Statistical Analysis of Air Quality Impact on Respiratory Disease Prevalence

Title

Statistical Analysis of Air Quality Impact on Respiratory Disease Prevalence

Authors

1. Dr. Khimya Amlani, Vidyalankar Institute of Technology, Mumbai, Professor, India

Abstract

India’s deteriorating urban air quality has generated a mounting public health emergency that demands rigorous quantitative analysis. This paper reports findings from a five-year, multi-city epidemiological study examining how ambient air pollutants—principally fine particulate matter (PM₂.₅)—relate to respiratory disease burden across Mumbai, Delhi, Kolkata, Chennai, and Bangalore between 2020 and 2025. Four complementary statistical methods are applied: multiple linear regression (MLR), polynomial regression, binary logistic regression, and two-way analysis of variance (ANOVA) with post-hoc comparisons. A stepwise variable selection procedure, validated through ten-fold cross-validation, further refines the predictor set. The central empirical finding is a statistically robust non-linear threshold in the PM₂.₅–respiratory admission relationship, confirmed at approximately 59.8 μg/m³ (95% CI: 56.2–63.4 μg/m³) through segmented regression, the point beyond which hospital admissions rise at an accelerating rate (β = 2.31, p < 0.001). Logistic regression further shows that each 10 μg/m³ increment in PM₂.₅ is associated with 48% higher odds of chronic respiratory disease (OR = 1.48; AUC = 0.88). Scenario modelling projects that a sustained 30% reduction in PM₂.₅ could be associated with approximately 52,000 fewer premature deaths annually. The results carry direct implications for India’s National Clean Air Programme (NCAP) and city-level clinical resource planning.

Keywords

PM₂.₅ respiratory disease multiple linear regression logistic regression ANOVA

PDF

This browser does not support PDFs. Please download the PDF to view it: View the PDF.

Conclusion

Five years of concurrent air quality monitoring and hospital admission data across five major Indian cities converge on a consistent picture: fine particulate matter is, by a clear margin, the pollutant most strongly associated with respiratory disease burden in urban India. The MLR model explains 84.7% of the variance in admission rates (Adjusted R² = .841), with PM₂.₅ producing the largest regression coefficient (β = 2.31; 95% CI: 1.96, 2.66; p < .001). Model diagnostics—VIF values below 3.8, normally distributed residuals (Shapiro–Wilk p = .062), and no heteroscedasticity (Breusch–Pagan p = .123)—support inferential validity.
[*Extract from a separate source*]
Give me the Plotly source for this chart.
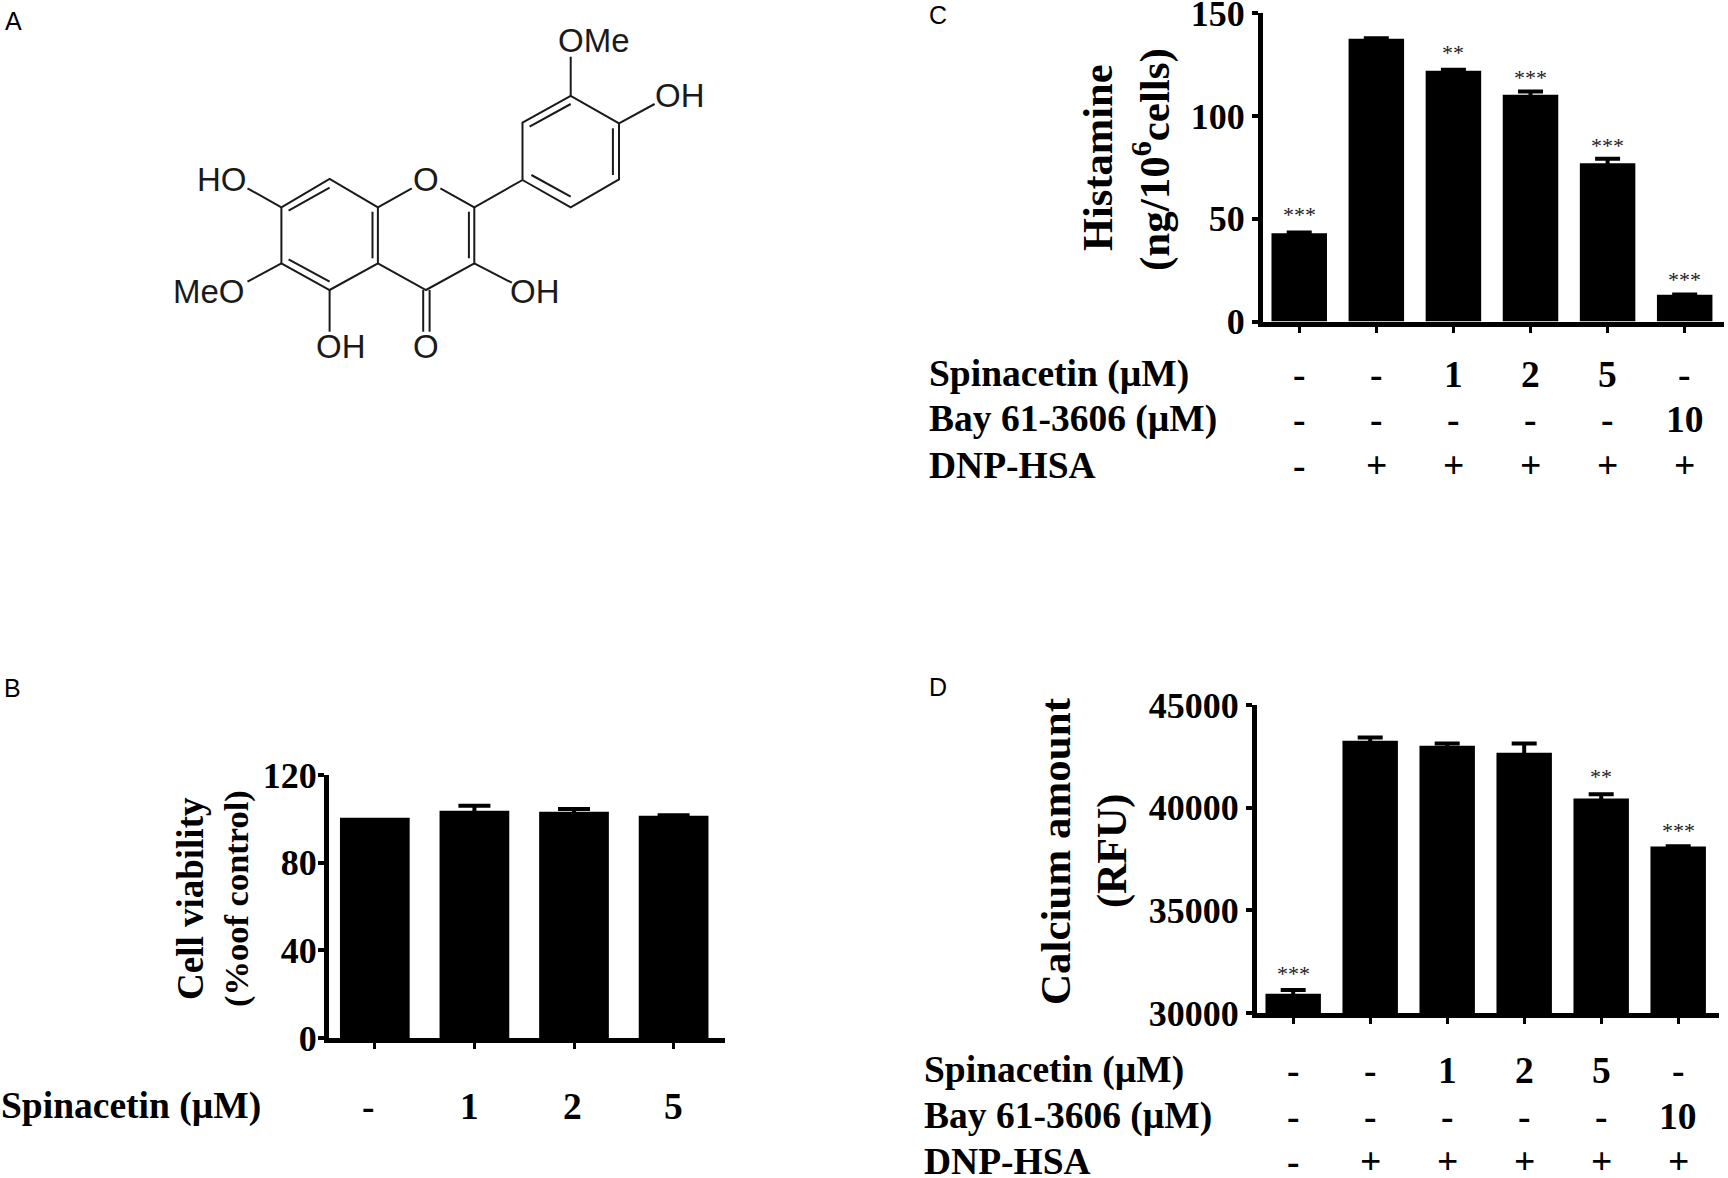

The most policy-consequential finding is the formally derived PM₂.₅ threshold at 59.8 μg/m³ (95% CI: 56.2, 63.4), confirmed through both polynomial (Equation 6) and segmented regression. Beyond this level, the concentration–response slope steepens considerably. Northern Indian cities operate so far above this level in winter that the NCAP’s current 20–30% reduction target would still leave Delhi well within the supra-threshold zone. Achieving health-relevant pollution levels demands reductions of 65–70% from peak concentrations, requiring a fundamentally more ambitious policy portfolio.

Logistic regression (Equation 3) adds a patient-level dimension: each 10 μg/m³ PM₂.₅ increment is associated with 48% higher odds of chronic respiratory disease (OR = 1.48; AUC = 0.88)—compounding with smoking (OR = 3.14), older age, and industrial occupation. Ten-fold cross-validation confirmed acceptable generalisation (mean R² = .831), and Hosmer–Lemeshow calibration affirmed goodness of fit (χ² = 8.6, p = .38).
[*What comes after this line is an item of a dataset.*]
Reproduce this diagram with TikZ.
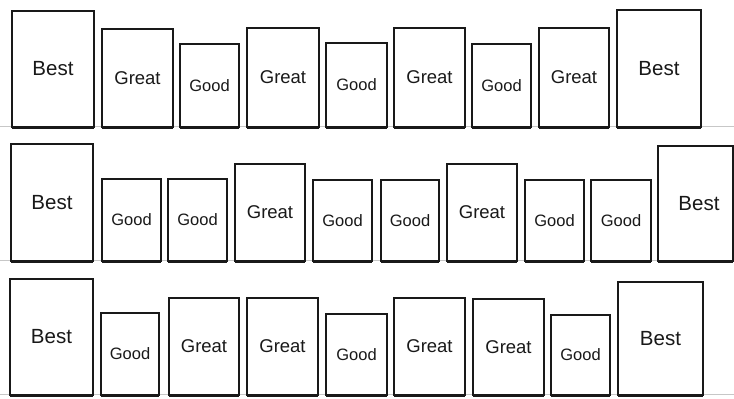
\documentclass[tikz,border=0pt]{standalone}
\usepackage{fontspec}
\setmainfont{Liberation Sans}
\begin{document}
\begin{tikzpicture}[x=1pt,y=-1pt,
  bx/.style={draw=black!90, line width=2.3pt, fill=white, inner sep=0pt, outer sep=0pt, text=black!90},
  best/.style={bx, font=\fontsize{20.5}{24}\selectfont},
  great/.style={bx, font=\fontsize{18.5}{22}\selectfont},
  good/.style={bx, font=\fontsize{16.5}{20}\selectfont},
  shelf/.style={draw=black!22, line width=0.5pt},
  base/.style={draw=black!90, line width=3pt}]
\useasboundingbox (0,0) rectangle (734,399);
\fill[white] (0,0) rectangle (734,399);
% macro: name, x1, x2, top, bottom, style, text
\newcommand\shelfitem[7]{%
  \node[#6, minimum width={(#3-#2)*1pt}, minimum height={(#5-#4)*1pt}] (#1) at ({(#2+#3)/2},{(#4+#5)/2}) {#7};
  \draw[base] (#1.south west) -- (#1.south east);
}
% shelf lines
\draw[shelf] (0,126) -- (734,126);
\draw[shelf] (0,260) -- (734,260);
\draw[shelf] (0,394) -- (734,394);
% row 1
\shelfitem{a1}{12}{94}{11}{127}{best}{Best}
\shelfitem{a2}{102}{173}{29}{127}{great}{Great}
\shelfitem{a3}{180}{239}{44}{127}{good}{Good}
\shelfitem{a4}{247}{319}{28}{127}{great}{Great}
\shelfitem{a5}{326}{387}{43}{127}{good}{Good}
\shelfitem{a6}{394}{465}{28}{127}{great}{Great}
\shelfitem{a7}{472}{531}{44}{127}{good}{Good}
\shelfitem{a8}{539}{609}{28}{127}{great}{Great}
\shelfitem{a9}{617}{701}{10}{127}{best}{Best}
% row 2
\shelfitem{b1}{11}{93}{144}{261}{best}{Best}
\shelfitem{b2}{102}{161}{179}{261}{good}{Good}
\shelfitem{b3}{168}{227}{179}{261}{good}{Good}
\shelfitem{b4}{235}{305}{164}{261}{great}{Great}
\shelfitem{b5}{313}{372}{180}{261}{good}{Good}
\shelfitem{b6}{381}{439}{180}{261}{good}{Good}
\shelfitem{b7}{447}{517}{164}{261}{great}{Great}
\shelfitem{b8}{525}{584}{180}{261}{good}{Good}
\shelfitem{b9}{591}{651}{180}{261}{good}{Good}
\shelfitem{b10}{658}{733}{146}{261}{best}{\hspace*{7pt}Best}
% row 3
\shelfitem{c1}{10}{93}{279}{395}{best}{Best}
\shelfitem{c2}{101}{159}{313}{395}{good}{Good}
\shelfitem{c3}{169}{239}{298}{395}{great}{Great}
\shelfitem{c4}{247}{318}{298}{395}{great}{Great}
\shelfitem{c5}{326}{387}{314}{395}{good}{Good}
\shelfitem{c6}{394}{465}{298}{395}{great}{Great}
\shelfitem{c7}{473}{544}{299}{395}{great}{Great}
\shelfitem{c8}{551}{610}{315}{395}{good}{Good}
\shelfitem{c9}{618}{703}{282}{395}{best}{Best}
\end{tikzpicture}
\end{document}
These results provide Indian environmental health authorities and the NCAP with a set of quantitative thresholds, validated effect sizes, and confidence intervals on which to base more precisely targeted abatement and clinical planning decisions. The statistical associations reported here are robust and consistent with instrumental variable studies in the literature; however, they represent strong epidemiological evidence rather than established causal proof. Longitudinal cohort designs and causal inference methods remain the appropriate next step.


Reference

1. -

Author Contribution

The author takes full responsibility for the entire study process, including design, data collection, analysis, and manuscript writing.

Funding

The research, authorship, and publication of this article were not funded by any specific grants from public, commercial, or non-profit agencies.

Software Information

Not applicable

Conflict of Interest

No conflicts of interest are reported by the authors.

Acknowledge

I extend my gratitude to everyone who contributed their expertise to this study and manuscript, and to the anonymous reviewers for their helpful comments.

Data availability

Not applicable